11759 E Fish Creek Road, Lava Hot Springs, ID 83246
Unfortunately, when we were in Lava Hot Springs we had a lot of rain. The driveway to get in the campground is gravel and was in rough shape when we arrived. Apparently, the water lines are being replaced in the city and the company that is laying the new pipes needed to use Lava Campground’s driveway and other parts of their property for access. This left the driveway in rough shape which got very mucky when it rained, which is what it was doing practically nonstop. Any time we came back from being out, we had to spray inches of mud and rock off our truck with the hose. The driveway was supposed to have already been fixed by the contractor, but it took one final, strongly-worded call from Cameron in order for it to finally be done. New gravel was poured on Saturday and we were able to drive out without incident (or mud) the following morning. Cameron and Annie felt so bad about the conditions that they refunded us for two nights of our stay. They really seem to go above and beyond to make sure their guests are happy, which is why if we ever find ourselves in Lava Hot Springs again, we will definitely stay with them!
The two main draws to Lava Hot Springs are their hot pools and river rafting. It’s not river rafting season yet, so we did not partake in that, but we did visit the pools twice. There are five different pools, with one ranging from 102ºF-105ºF, two at 105ºF, one ranging from 106ºF-111ºF, and one at 112ºF. Most of the pools have structures that protect from the sun and rain. It costs $6 per person to enter the pools, and there is a locker room with showers and a small gift shop with snacks onsite.
Lava Hot Springs is small, so there aren’t a lot of great food options, but I think we found the two best places. We had dinner at Portneuf Grill & Lounge in the Riverside Hot Springs Inn. The restaurant is downstairs (kind of in the basement) and isn’t the fanciest of fine dining establishments, but the food was fantastic. We split the seared scallops and the butternut squash gratin and both were delicious.

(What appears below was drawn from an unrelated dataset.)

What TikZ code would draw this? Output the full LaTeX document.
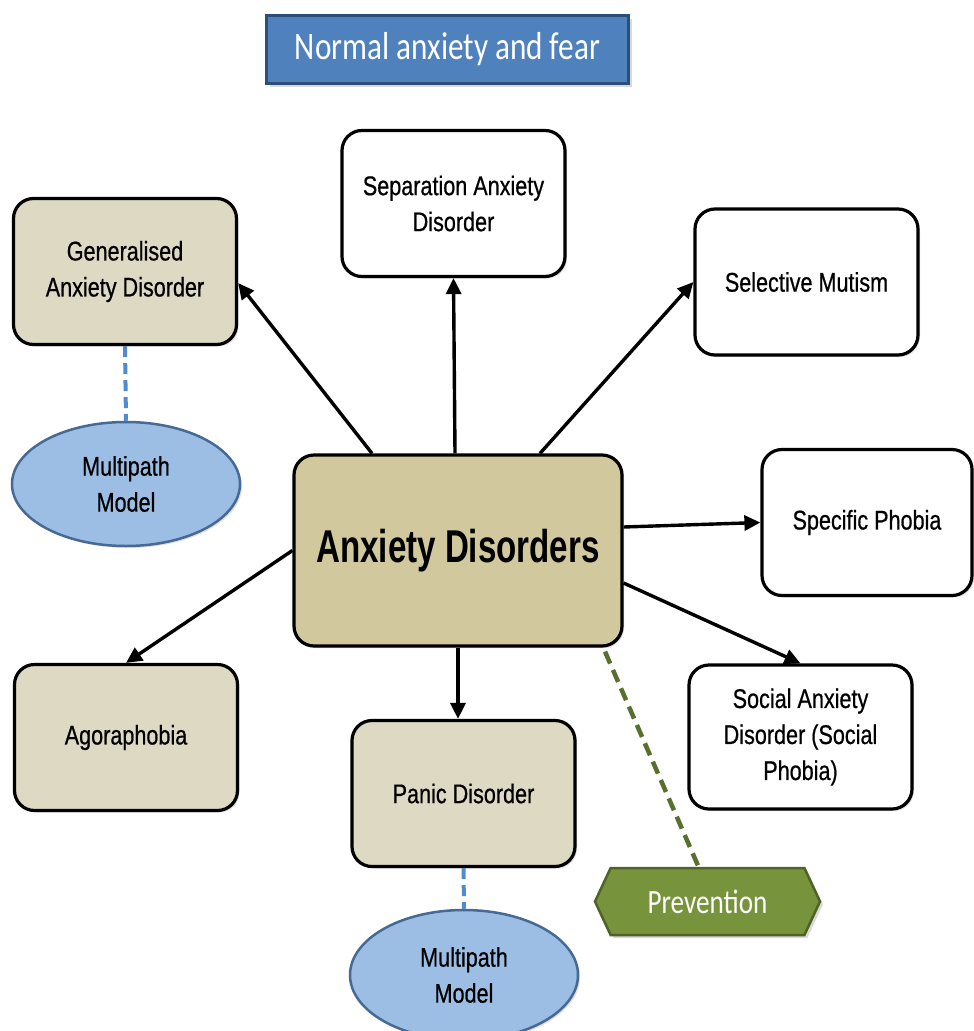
\documentclass[tikz,border=0pt]{standalone}
\usepackage{fontspec}
\setmainfont{Liberation Sans}[FakeStretch=0.8,FakeBold=0.6]
\newfontfamily\boldnarrow{Liberation Sans}[FakeStretch=0.72]
\newfontfamily\calib{Carlito}[FakeStretch=0.8]
\usetikzlibrary{arrows.meta,shapes.geometric,shapes.symbols,shadows,calc}
\definecolor{beige}{RGB}{221,217,195}
\definecolor{centralfill}{RGB}{209,200,158}
\definecolor{ellfill}{RGB}{157,190,228}
\definecolor{elldraw}{RGB}{70,105,150}
\definecolor{topfill}{RGB}{79,129,189}
\definecolor{topdraw}{RGB}{45,78,120}
\definecolor{prevfill}{RGB}{119,147,60}
\definecolor{prevdraw}{RGB}{79,98,40}
\definecolor{bluedash}{RGB}{80,140,205}
\definecolor{greendash}{RGB}{88,112,45}
\tikzset{
  box/.style={draw=black, line width=3.2pt, rounded corners=20pt, align=center,
     minimum width=223pt, minimum height=146pt, font=\fontsize{27}{36}\selectfont,
     inner sep=4pt, drop shadow={shadow xshift=2pt, shadow yshift=-2pt, opacity=0.25}},
  wbox/.style={box, fill=white},
  bbox/.style={box, fill=beige},
  ell/.style={ellipse, draw=elldraw, line width=2.5pt, fill=ellfill, align=center,
     minimum width=228pt, inner sep=0pt, font=\fontsize{27}{36}\selectfont,
     drop shadow={shadow xshift=2pt, shadow yshift=-2pt, opacity=0.25}},
  arr/.style={line width=3.4pt, -{Triangle[length=16pt,width=15pt]}},
  bdash/.style={draw=bluedash, line width=4pt, dash pattern=on 11pt off 6pt},
  gdash/.style={draw=greendash, line width=4.5pt, dash pattern=on 13pt off 7pt},
}
\begin{document}
\begin{tikzpicture}[x=1pt,y=-1pt]
\useasboundingbox (0,0) rectangle (974,1031);
% title
\node[draw=topdraw, line width=3pt, fill=topfill, text=white, minimum width=362pt,
  minimum height=68pt, font=\calib\fontsize{39}{44}\selectfont,
  drop shadow={shadow xshift=3pt, shadow yshift=-3pt, opacity=0.3}]
  (top) at (447.5,49.5) {Normal anxiety and fear};
% boxes
\node[wbox] (sep) at (453.5,203.5) {Separation Anxiety\\Disorder};
\node[bbox] (gen) at (125,271.5) {Generalised\\Anxiety Disorder};
\node[wbox] (sel) at (806.5,282) {Selective Mutism};
\node[wbox, minimum width=210pt] (spec) at (867,522.5) {Specific Phobia};
\node[bbox] (ago) at (126,737.5) {Agoraphobia};
\node[bbox] (panic) at (463.5,793.5) {Panic Disorder};
\node[wbox, minimum height=144pt] (social) at (800.5,737) {Social Anxiety\\Disorder (Social\\Phobia)};
\node[box, fill=centralfill, minimum width=328pt, minimum height=191pt,
  font=\boldnarrow\bfseries\fontsize{46}{50}\selectfont] (central) at (458,550.5) {Anxiety Disorders};
% ellipses
\node[ell, minimum height=124pt] (mp1) at (126,484) {Multipath\\Model};
\node[ell, minimum height=130pt] (mp2) at (464,975) {Multipath\\Model};
% prevention
\node[signal, signal to=east and west, signal pointer angle=130, draw=prevdraw,
  line width=2.5pt, fill=prevfill, text=white, minimum width=225pt, minimum height=67pt,
  inner sep=0pt, font=\calib\fontsize{34}{40}\selectfont,
  drop shadow={shadow xshift=3pt, shadow yshift=-3pt, opacity=0.3}]
  (prev) at (707.5,901.5) {Prevention};
% arrows
\draw[arr] ([xshift=-86pt]central.north) -- ([yshift=-11.5pt]gen.east);
\draw[arr] ([xshift=-3pt]central.north) -- (sep.south);
\draw[arr] ([xshift=82pt]central.north) -- (sel.west);
\draw[arr] ([yshift=23.5pt]central.east) -- (spec.west);
\draw[arr] ([yshift=-32.5pt]central.east) -- (social.north);
\draw[arr] (central.south) -- ([xshift=-5.5pt]panic.north);
\draw[arr] (central.west) -- (ago.north);
% dashed links
\draw[bdash] (gen.south) -- (mp1.north);
\draw[bdash] (panic.south) -- (mp2.north);
\draw[gdash] ([xshift=147pt,yshift=-4pt]central.south) -- ([xshift=-9pt]prev.north);
\end{tikzpicture}
\end{document}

We decided to get lunch at the Mexican food truck (bus, actually) one day before heading to the pools. Taqueria Pelayo is a converted school bus that sits at the front of the property of the city center KOA. The beauty of using a bus instead of the typical food truck setup is that there is seating inside, which was nice on the cold, rainy day we visited. We both had quesadillas and rice, both of which were tasty.
While the weather didn’t really cooperate, we still enjoyed our time in Lava Hot Springs. The city is about 15 minutes off of I-15, so staying in McCammon or Pocatello might be more appealing to some. If you’re looking for a place with more amenities (FHU, laundry, restrooms, etc), then the Lava Hot Springs KOA Holiday might be a better fit. From what we could tell as we drove by, it’s a very nice KOA and is a couple of minutes closer to town. Just a warning for staying in Lava Hot Springs in general — the city is nestled along the Portneuf River, as well as Highway 30. You’ll have highway and train noise pretty much anywhere you stay; however, we didn’t find it very disruptive at Lava Campground.